Strategy selection is an important part of computing offloading between ECSs and MDs [1]. When a MD decides to offload its computing tasks to an ECS, it must first make a decision to select an optimal server for computing offloading. Researchers have used game theory in past research to solve the problem of selecting servers for computing offloading [11], which was also significantly effective at the time. However, with the increasing demands of users on the quality of network services and the challenges of big data [12, 13], most of the previous studies are outdated. In recent years, online learning algorithms have been greatly developed and used in various fields to help improve system’s performance [1418]. Therefore, we consider using online learning algorithms to solve strategy selection problem of computing offloading. Furthermore, not only the efficiency of computing offloading should be considered, but the privacy of system users should also be concerned. However, few researches involve the above two aspects.

Privacy protection is an important part of the computing offloading [19]. The privacy issues we consider include the following two parts: the privacy of the MDs and the service suppliers. On the one hand, a MD’s privacy may be exposed during data transmission or forwarding if there is a malicious third party involved. The malicious third party can infer the characteristics of the MD by accessing the computing offloading records. For example, a large amount of computation indicates the importance of the MD and the distance item exposes the location of the MD. With multiple of these side information, it is possible to identify a user in real world. For instance, He et al. [19] proposed a privacy-aware task offloading algorithm, which enabled low delay and energy consumption while maintaining an appropriate level of privacy. Min et al. [20] proposed a privacy-aware offloading algorithm that can improve the offloading performance, save energy, and enable privacy of healthcare IoT devices. Although these studies focus on the privacy issue in offloading, they only avoid the possibility of privacy leakage through some transmission method, so the privacy protection effect of these method is limited. On the other hand, since there is commercial competition between service suppliers, the privacy between them should also be considered. Therefore, privacy protection is another important part of the computing offloading. However, the research that considers both strategy selection and privacy protection is barely known.

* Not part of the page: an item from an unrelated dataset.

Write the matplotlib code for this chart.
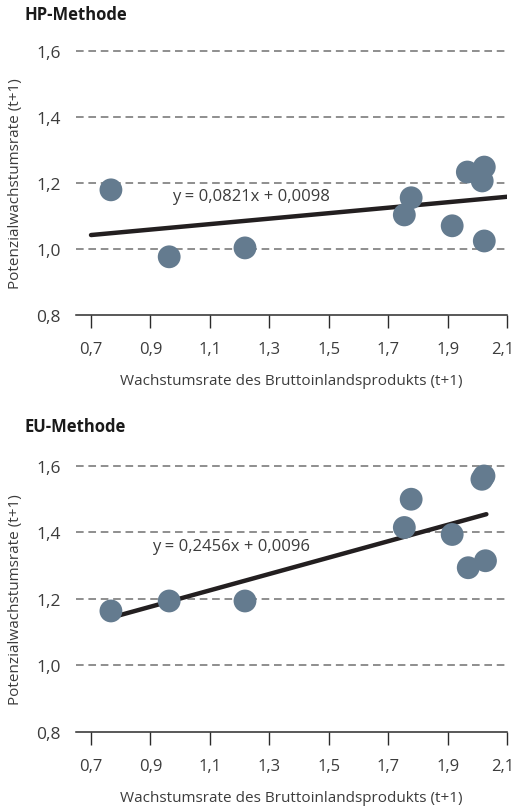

To overcome above challenge, we consider introducing differential privacy into our computing offloading scenario. Differential privacy which proposed by Dwork et al. [21] has received great attention in the field of privacy protection in recent years. Differential privacy uses random noise to ensure that the private information of the individual will not be disclosed when the result of a query requests to disclose visible information. Zhang et al. and Hassan et al. [22, 23] use differential privacy techniques to address the risk of privacy leakage in their systems. This paper is motivated by the unresolved privacy risks in computing offloading scenarios. The privacy of mobile device users, such as location and device usage, may be leaked through data exchange during the offloading process, which is a potential privacy breach risk for users. According to the research of He et al. [19] and Min et al. [20], privacy risk has indeed become an important issue in computing offloading. Although they paid attention to the privacy issues in computing offloading, these algorithms only avoided the possibility of privacy leakage through a certain transmission method and did not fundamentally solve the problem of privacy risks. Therefore, we introduce differential privacy technology and propose an algorithm EPCO that protects the privacy of multiparty users in computing offloading. In this paper, the system structure is shown in Figure 1. For instance, a healthcare device needs to compute a large amount of monitoring data, so part of the computing tasks should be offloaded to the edge cloud for computing. The device sends the encrypted offloading data to the edge cloud, and then, each service supplier in the edge cloud gives an optimal offloading plan through online learning algorithms, and finally, the device makes a decision. Our main contributions are as follows: (i)In this paper, we propose EPCO algorithm for MD and edge cloud to perform computing offloading based on online learning and differential privacy technology(ii)EPCO preserves the privacy of both MDs and service suppliers. Moreover, we support different MDs to customize their own privacy protection levels. We proved it through theoretical derivation(iii)We verified the theory through simulation experiments. The results show that EPCO guarantees the efficiency of computing offloading while protecting the privacy of system users

In this section, we introduce related work from two aspects: optimal offloading and privacy management.

2.1. Optimal Offloading

Computing offloading alleviates the limitation of MDs’ resources by sending computing tasks to the remote cloud for execution [24]. There has been a lot of research work on computing offloading in the past two decades [2527]. Selecting ECSs for MDs is an indispensable part of computing offloading [28]. Previous decisions about server selection usually used the game theory method, which mainly concerned about energy conservation, network environment perception, and so on. Jošilo and Dán [29] made the decision to choose the wireless access points for mobile users during the computing offloading process. They proved that there is a Nash equilibrium in the model they propose, which can maximize the benefits of all users. However, this solution requires multiple interactions between users and computing resources to obtain better results, which is very unfriendly to time-sensitive applications. Barrameda and Samaan [30] considered to use tree execution dependency trees to enhance the accuracy, which is an important technical indicator in computing offloading. However, this solution is designed for a central cloud with a large number of computing resources. First, it needs to use a large amount of additional computing to run the algorithm, and secondly, the service response time cannot be guaranteed. Although these studies have solved some specific problems, they are gradually unable to adapt to the more complicated situation such as the challenges of big data and the personalized needs of users.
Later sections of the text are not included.